It’s time to dust off the much hyped Lobbyist full employment act aka the annual exercise in regulating gaming in Florida that fills campaign coffers and degrades to gridlock annually as all the industry players attempt to slit each others throats. This year, right out of the gate we have a global Senate package that addresses several of the hot button “gaming” issues of the day: fantasy sports, the compact, slots in counties that voted them, etc.
All Dogs are Equal, but Some Dogs are More Equal than other Dogs.
Booter once told me that Chapter 550 is so screwed up after years of tinkering that each Pari-mutuel facility basically has its own rules and own tax structure.

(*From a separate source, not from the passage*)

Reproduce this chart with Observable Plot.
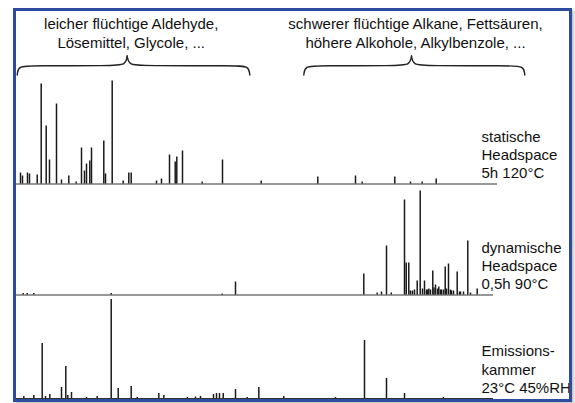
<!DOCTYPE html>
<html><head><meta charset="utf-8">
<script src="https://cdn.jsdelivr.net/npm/d3@7"></script>
<script src="https://cdn.jsdelivr.net/npm/@observablehq/plot@0.6"></script>
<style>
html,body{margin:0;padding:0;background:#fff;}
#wrap{position:relative;width:575px;height:403px;overflow:hidden;}
#frame{position:absolute;left:13px;top:8px;width:559px;height:394px;box-sizing:border-box;border:3px solid #2d4b9f;pointer-events:none;box-shadow:2px 2px 3px rgba(0,0,0,0.25);}
svg{display:block}
</style></head><body><div id="wrap"><div id="chart"></div><div id="frame"></div></div>
<script>
// Trace descriptions (top to bottom)
const traceLabels = ["statische\nHeadspace\n5h 120°C", "dynamische\nHeadspace\n0,5h 90°C", "Emissions-\nkammer\n23°C 45%RH"];
const traceOffsets = [214.5, 103.5, 0];
const traceStart = [0, 0, -0.1];
const traceEnd = [48.1, 47.7, 47.7];

// Retention time (arbitrary min) and peak heights
const staticRT = [0.40,0.6,1.1,1.3,2.07,2.47,2.97,3.30,4.00,4.50,5.23,5.97,6.50,6.80,7.00,7.33,7.50,8.73,8.90,9.57,10.67,11.23,11.47,14.0,14.5,15.3,15.87,16.03,16.6,18.57,20.6,24.47,30.13,33.9,34.57,37.83,39.4,40.57,41.97];
const staticH  = [11,8,11,10,9,100,58,24,80,4,8,2,36,13,20,23,36,43,10,103,3,11,11,3,5,29,22,27,33,2,24,3,7,8,2,7,2,2,5];

const dynamicRT = [0.67,1.07,1.73,9.47,20.57,21.9,34.73,36.07,36.5,37.0,37.47,38.8,38.97,39.23,39.4,39.6,39.8,40.07,40.37,40.6,40.8,41.0,41.1,41.23,41.4,41.63,41.75,41.9,42.1,42.23,42.4,42.5,42.7,42.87,43.0,43.2,43.4,43.5,43.7,44.07,44.3,44.4,44.7,45.13,45.4,46.07];
const dynamicH  = [1.5,1.5,1.5,1.5,1,13,21,2,3,49,2,95,32,32,4,4,5,14,104,6,14,5,5,6,5,24,7,10,6,8,5,5,5,28,6,31,5,4,4,23,3,3,3,54,2,6];

const emissionRT = [0.73,1.73,2.57,2.9,3.33,4.5,4.93,5.13,5.5,7.0,8.07,9.47,10.17,11.47,12.07,14.23,14.73,17.1,17.9,18.4,19.7,20.0,20.3,20.67,21.9,23.07,24.23,26.73,31.9,34.8,37.0,38.8,42.7];
const emissionH  = [2,3,55,2,4,11,32,3,6,1,2,99,10,12,1,5,3,1,1.5,2,4,5,5,5,9,1,11,2,1,58,20,5,1];

// Compound group annotations (braces)
const groupLabels = ["leicher flüchtige Aldehyde,\nLösemittel, Glycole, ...", "schwerer flüchtige Alkane, Fettsäuren,\nhöhere Alkohole, Alkylbenzole, ..."];
const groupFrom = [0.07, 28.73];
const groupTip = [11.07, 39.5];
const groupTo = [23.33, 50.83];

const traces = traceLabels.map((label, i) => ({label, offset: traceOffsets[i], start: traceStart[i], end: traceEnd[i]}));
const peakSets = [[staticRT, staticH], [dynamicRT, dynamicH], [emissionRT, emissionH]];
const peaks = peakSets.flatMap(([rt, h], i) => rt.map((r, j) => ({rt: r, base: traceOffsets[i], top: traceOffsets[i] + h[j]})));
const groups = groupLabels.map((label, i) => ({label, from: groupFrom[i], tip: groupTip[i], to: groupTo[i]}));

// brace outline geometry (in scale units)
const yEnd = 323.5, yMid = 332.5, yTip = 342.5;
const bracePts = groups.flatMap((g, i) => [
  {z: i + "a", x: g.from, y: yEnd}, {z: i + "a", x: g.from + 0.1, y: yMid}, {z: i + "a", x: g.from + 1.5, y: yMid + 0.3},
  {z: i + "a", x: g.tip - 1.5, y: yMid + 0.3}, {z: i + "a", x: g.tip - 0.15, y: yMid + 1}, {z: i + "a", x: g.tip, y: yTip},
  {z: i + "b", x: g.tip, y: yTip}, {z: i + "b", x: g.tip + 0.15, y: yMid + 1}, {z: i + "b", x: g.tip + 1.5, y: yMid + 0.3},
  {z: i + "b", x: g.to - 1.5, y: yMid + 0.3}, {z: i + "b", x: g.to - 0.1, y: yMid}, {z: i + "b", x: g.to, y: yEnd}
]);

const plot = Plot.plot({
  width: 575, height: 403,
  marginLeft: 16, marginRight: 78, marginTop: 0, marginBottom: 5,
  x: {domain: [0, 48.1], axis: null},
  y: {domain: [0, 398], axis: null},
  style: {fontFamily: "'Liberation Sans', Arial, sans-serif", color: "#111", background: "transparent", overflow: "visible"},
  marks: [
    Plot.ruleY(traces, {y: "offset", x1: "start", x2: "end", stroke: "#333", strokeWidth: 1.1}),
    Plot.ruleX(peaks, {x: "rt", y1: "base", y2: "top", stroke: "#1a1a1a", strokeWidth: 1.5}),
    Plot.line(bracePts, {x: "x", y: "y", z: "z", curve: "basis", stroke: "#222", strokeWidth: 1.4}),
    Plot.text(groups, {x: "tip", text: "label", frameAnchor: "top", lineAnchor: "bottom", dy: 47, dx: 4, fontSize: 15, lineHeight: 1.23, fill: "#111"}),
    Plot.text(traces, {y: "offset", text: "label", frameAnchor: "right", textAnchor: "start", lineAnchor: "bottom", dx: -16, dy: -5.7, fontSize: 15, lineHeight: 1.22, fill: "#111"})
  ]
});
document.getElementById("chart").appendChild(plot);
</script>
</body></html>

If the devil is in the details, then the Galvano bill is a masterpiece of a Frankenstein monster that appears to help, but actually perpetuates and exasperates this cobbled together structure of varying rules and standards that benefits some tracks at the expense of others.
Most legislators probably don’t know this, but most dog and jai alai tracks already have the right to move within a county as long as the surrounding facilities agree. As we discussed above, each facility has a varying set of rules as to how far they can move, whether they can cross county lines, and what hoops they need to jump through to get there. While the Galvano bill appears to attempt to streamline this process, it really creates a competitive advantage for a former member of the legislature. Twenty little words inserted into the Galvano bill, “if within a county with three or more pari-mutuel permits, it is at least 10 miles from the Atlantic Ocean,” allow the Rooney’s to move within Palm Beach, while locking their local competitors permanently into their current locations.
I’ve reached out to the Palm Beach Kennel Club for comment (as well as Dan Adkins and the Marti Gras). They have not responded. Why would they? Silence is golden…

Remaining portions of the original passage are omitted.